Another option is to look on the ABD web site under cruises and look at the ones that are done through DCL. You get to do excursions that are similar to the type of excursions that you do on the river cruise, but you have the more kid-friendly Disney Magic cruise ship to provide extra fun when you aren’t out on a port excursion.
All in all, the Adventure Guides are wonderful, and they do take the time to make sure that everyone is enjoying the different activities, no matter what their age.
Thanks for posting. We are taking this trip next year and other than the ABD website, there is little information about the cruise. I know it should be fantastic but the planner in me wants to know more information.

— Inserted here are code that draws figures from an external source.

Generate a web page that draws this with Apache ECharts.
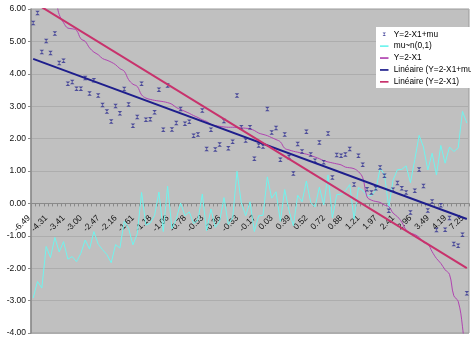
<!DOCTYPE html>
<html><head><meta charset="utf-8">
<script src="https://cdn.jsdelivr.net/npm/echarts@6/dist/echarts.min.js"></script>
<style>html,body{margin:0;padding:0;background:#fff}#c{width:471px;height:337px}</style>
</head><body><div id="c"></div>
<script>
// X1 values (sorted) used as categories
const categories = ["-6.49","-6.29","-5.28","-4.34","-4.31","-4.29","-3.83","-3.58","-3.41","-3.39",
"-3.34","-3.08","-3.00","-2.80","-2.67","-2.59","-2.47","-2.42","-2.36","-2.28",
"-2.16","-2.08","-1.82","-1.68","-1.61","-1.35","-1.25","-1.21","-1.18","-1.16",
"-1.14","-1.11","-1.06","-0.96","-0.90","-0.84","-0.78","-0.71","-0.65","-0.58",
"-0.53","-0.44","-0.40","-0.38","-0.36","-0.35","-0.35","-0.34","-0.33","-0.32",
"-0.30","-0.25","-0.17","-0.13","-0.09","-0.03","0.03","0.10","0.30","0.35",
"0.39","0.42","0.45","0.48","0.52","0.57","0.62","0.68","0.72","0.75",
"0.78","0.81","0.88","0.90","0.93","1.02","1.21","1.80","1.90","1.94",
"1.97","2.05","2.10","2.30","2.41","2.58","2.82","2.92","2.96","3.05",
"3.20","3.25","3.49","3.70","3.85","4.05","4.19","4.85","5.02","5.81","7.25"];

// Y=2-X1+mu (markers)
const yPlusMu = [5.57,5.88,4.67,5.01,4.64,5.24,4.33,4.40,3.69,3.75,
3.54,3.54,3.87,3.39,3.80,3.33,3.04,2.84,2.53,3.01,
2.78,3.53,3.05,2.40,2.67,3.69,2.58,2.60,2.81,3.51,
2.27,3.64,2.28,2.48,2.91,2.46,2.52,2.09,2.13,2.87,
1.68,2.27,1.66,1.82,2.54,1.70,1.90,3.33,2.35,1.94,
2.35,1.38,1.79,1.76,2.91,2.19,2.33,1.35,2.13,1.43,
0.92,1.83,1.60,2.21,1.51,1.32,1.88,1.27,2.16,0.80,
1.49,1.47,1.51,1.68,0.58,1.47,1.19,0.44,0.34,0.47,
1.11,0.85,-0.23,0.42,0.63,0.47,0.34,-0.28,0.39,1.05,
0.54,-0.22,0.06,-0.82,-0.06,-0.81,-0.45,-1.25,-1.31,-0.97,-2.77];

// mu ~ n(0,1)
const mu = [-2.92,-2.41,-2.61,-1.33,-1.67,-1.05,-1.50,-1.18,-1.72,-1.64,
-1.80,-1.54,-1.13,-1.41,-0.87,-1.26,-1.43,-1.58,-1.83,-1.27,
-1.38,-0.55,-0.77,-1.28,-0.94,0.34,-0.67,-0.61,-0.37,0.35,
-0.87,0.53,-0.78,-0.48,0.01,-0.38,-0.26,-0.62,-0.52,0.29,
-0.85,-0.17,-0.74,-0.56,0.18,-0.65,-0.45,0.99,0.02,-0.38,
0.05,-0.87,-0.38,-0.37,0.82,0.16,0.36,-0.55,0.43,-0.22,
-0.69,0.25,0.05,0.69,0.03,-0.11,0.50,-0.05,0.88,-0.45,
0.27,0.28,0.39,0.58,-0.49,0.49,0.40,0.24,0.24,0.41,
1.08,0.90,-0.13,0.72,1.04,1.05,1.16,0.64,1.35,2.10,
1.74,1.03,1.55,0.88,1.79,1.24,1.74,1.60,1.71,2.84,2.48];

// Y = 2 - X1
const y2x1 = [8.49,8.29,7.28,6.34,6.31,6.29,5.83,5.58,5.41,5.39,
5.34,5.08,5.00,4.80,4.67,4.59,4.47,4.42,4.36,4.28,
4.16,4.08,3.82,3.68,3.61,3.35,3.25,3.21,3.18,3.16,
3.14,3.11,3.06,2.96,2.90,2.84,2.78,2.71,2.65,2.58,
2.53,2.44,2.40,2.38,2.36,2.35,2.35,2.34,2.33,2.32,
2.30,2.25,2.17,2.13,2.09,2.03,1.97,1.90,1.70,1.65,
1.61,1.58,1.55,1.52,1.48,1.43,1.38,1.32,1.28,1.25,
1.22,1.19,1.12,1.10,1.07,0.98,0.79,0.20,0.10,0.06,
0.03,-0.05,-0.10,-0.30,-0.41,-0.58,-0.82,-0.92,-0.96,-1.05,
-1.20,-1.25,-1.49,-1.70,-1.85,-2.05,-2.19,-2.85,-3.02,-3.81,-5.25];

// linear trendlines: value at first and last category
const trendYMu = [4.46, -0.48];
const trendY = [6.22, -2.00];

const seriesNames = ["Y=2-X1+mu","mu~n(0,1)","Y=2-X1","Linéaire (Y=2-X1+mu)","Linéaire (Y=2-X1)"];
const yMin = -4, yMax = 6, yStep = 1;

const FONT = "'Liberation Sans', Arial, sans-serif";
const last = categories.length - 1;
const GRID_TOP = 9, GRID_H = 324;
const zeroOffset = -GRID_H * (0 - yMin) / (yMax - yMin); // move category axis up to y=0
const BAR_ICON = 'path://M0,0 M10,10 M0,4 L10,4 L10,6 L0,6 Z';
const chart = echarts.init(document.getElementById('c'), null, {renderer:'canvas'});
chart.setOption({
  animation: false,
  backgroundColor: '#ffffff',
  grid: {left: 31, top: GRID_TOP, right: 2, height: GRID_H, show: true, backgroundColor: '#C0C0C0',
         borderColor: '#9A9A9A', borderWidth: 1, containLabel: false, outerBoundsMode: 'none'},
  xAxis: {
    type: 'category', data: categories, boundaryGap: true, position: 'bottom', offset: zeroOffset,
    axisLine: {onZero: false, lineStyle: {color: '#8A8A8A', width: 1}},
    axisTick: {show: true, interval: 0, length: 3, lineStyle: {color: '#8A8A8A'}},
    axisLabel: {interval: 3, rotate: 45, fontSize: 8.5, fontFamily: FONT, color: '#111', margin: 9, padding: [0, 6, 0, 0]},
    splitLine: {show: false}
  },
  yAxis: {
    type: 'value', min: yMin, max: yMax, interval: yStep,
    axisLine: {show: true, onZero: false, lineStyle: {color: '#8A8A8A', width: 1.5}},
    axisTick: {show: true, length: 3, lineStyle: {color: '#8A8A8A'}},
    axisLabel: {fontSize: 8.5, fontFamily: FONT, color: '#111', margin: 5, formatter: v => v.toFixed(2)},
    splitLine: {show: true, lineStyle: {color: '#ADADAD', width: 1}}
  },
  legend: {
    orient: 'vertical', left: 376, top: 27,
    backgroundColor: '#ffffff', padding: [3, 10, 2, 4],
    itemWidth: 9, itemHeight: 8.5, itemGap: 3.4,
    textStyle: {fontSize: 8.3, fontFamily: FONT, color: '#000'},
    data: [
      {name: seriesNames[0], icon: 'path://M0,0 M10,10 M3,3 L7,3 L3,7 L7,7 Z'},
      {name: seriesNames[1], icon: BAR_ICON},
      {name: seriesNames[2], icon: BAR_ICON},
      {name: seriesNames[3], icon: BAR_ICON},
      {name: seriesNames[4], icon: BAR_ICON}
    ]
  },
  series: [
    {name: seriesNames[0], type: 'scatter', data: yPlusMu,
     symbol: 'path://M0,0 L10,0 L0,10 L10,10 Z', symbolSize: 4.5,
     color: '#2E2E90', itemStyle: {color: '#2E2E90'}, z: 3},
    {name: seriesNames[1], type: 'line', data: mu, symbol: 'none',
     color: '#70F4EE', lineStyle: {color: '#70F4EE', width: 1}, z: 2},
    {name: seriesNames[2], type: 'line', data: y2x1, symbol: 'none', smooth: 0.4,
     color: '#B044B0', lineStyle: {color: '#B044B0', width: 1}, z: 2},
    {name: seriesNames[3], type: 'line', data: [[0, trendYMu[0]], [last, trendYMu[1]]], symbol: 'none',
     color: '#1E1E8C', lineStyle: {color: '#1E1E8C', width: 2}, z: 4},
    {name: seriesNames[4], type: 'line', data: [[0, trendY[0]], [last, trendY[1]]], symbol: 'none',
     color: '#C8326C', lineStyle: {color: '#C8326C', width: 2}, z: 4}
  ]
});
</script></body></html>
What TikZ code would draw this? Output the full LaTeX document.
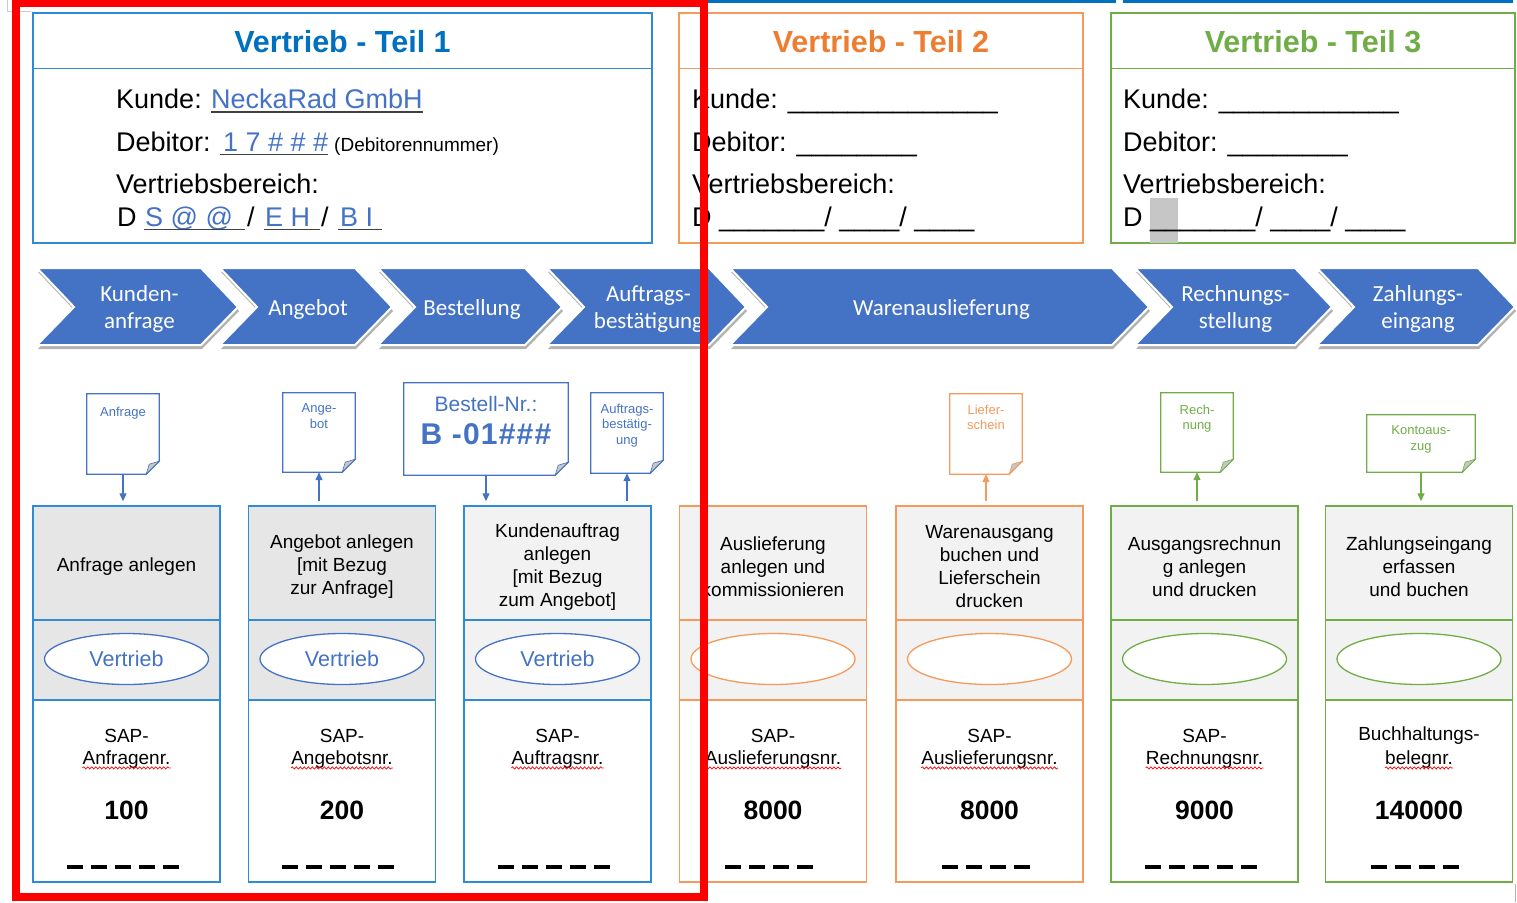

That’s what my parents found as well — there wasn’t a lot of information out there. I think some of it may be that these ships hold so few people and only do a small number of sailings, so the number of people who have actually been on one is pretty low. The descriptions of the different excursions on the ABD web site was their primary source for information when trying to figure it all out. One aspect my parents really loved, however, was knowing that by doing ABD, everything was all taken care of so they didn’t have as much to have to figure out on their own.